Sorry if this is the wrong place, but I’m not sure what Stack Exchange site is suitable for these types of questions.
I have a task to build a pool of adresses for direct marketing. I have to:
- Merge different adress lists (all of which already in Database)
- Correct names based on some rules (e.g if name is like “John & Mary Doe”, I need to split the name as “John Doe” and “Mary Doe”)
- Deduplicate records
- Find customer numbers by joining with our customer database on names and adresses
- Join with several tables that supply customer information (age, gender, customer value, what products has he/she already bought from us, when was he/she contacted recently)
- Join with several tables that supply regional information (how many products have we sold in that region, what is the sociodemographical structure, what is the average income of the region)
- Construct a flat table with all those information and make it available in the same database (no input/output from/to other systems or flat files)
- Schedule it to run every night
So now I am considering which is the best way of achieving this.

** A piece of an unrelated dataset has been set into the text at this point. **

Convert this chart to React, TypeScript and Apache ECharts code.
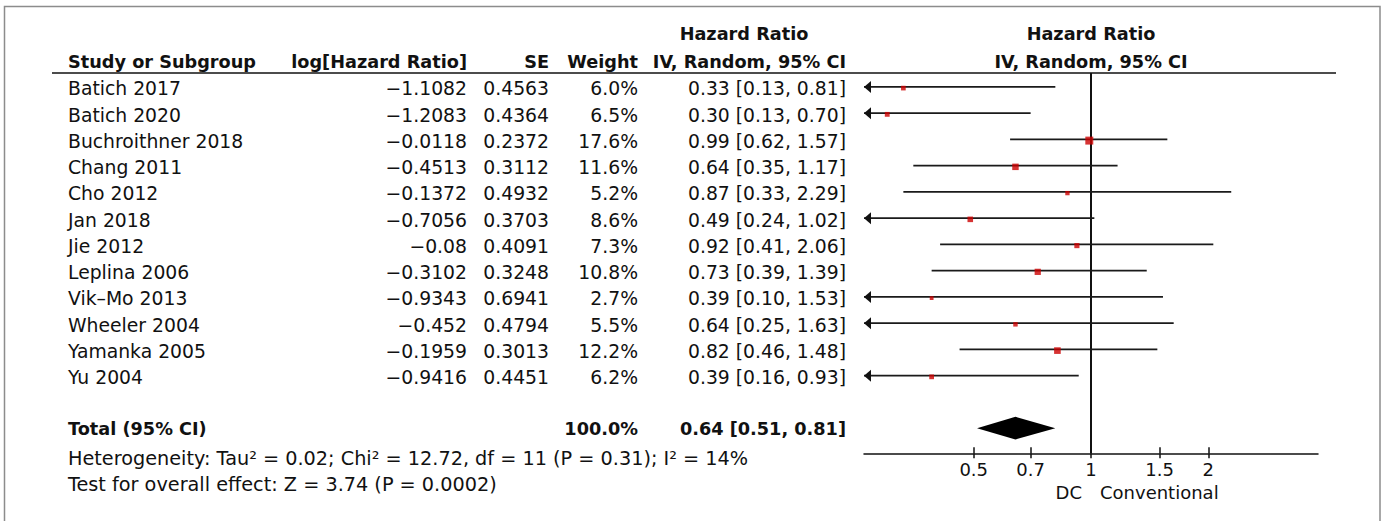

I can think of following alternatives.
-
Just write a big SQL batch with UNIONs, JOINS and SELECT INTOs
+ straightforward
+ flexible
– hard to read
– hard to maintain
– slow when I always create intermediate tables between steps -
SQL Server Integration Services
+ easy to read and maintain
+ good error handling
+ self-documentation
+ visual
– I need to learn it
– not sure if it’s flexible enough when it comes to window functions (ranking, row number, etc.)
– not sure if it would be faster or slower than SQL
– AFAIK no way to create SQL from data flow (just in case) -
SQL Server Analysis Services
– I don’t even know how it differs from SSIS -
Some other way??
Thanks
SSIS as name says is useful for data integration/transformation from many different sources. If you are doing all stuff on SQL Server – use stored procedures. And that should be enough for your needs. Temporary tables will be very useful here.
On the other hand…
SSIS is very powerful tool because all data flow work is done in-memory, so it is quick but you need to worry about your memory consumption. It depends of amount of data but you also need to avoid here any asynchronous operations(grouping, sorting), because they can easily fill your memory. If there will be a lot of transrofmations, updates, calculations etc in data flow, SSIS can be even faster.
But…
You have third option here. Combine this two using “Data Flow” and “Execute SQL Task” components.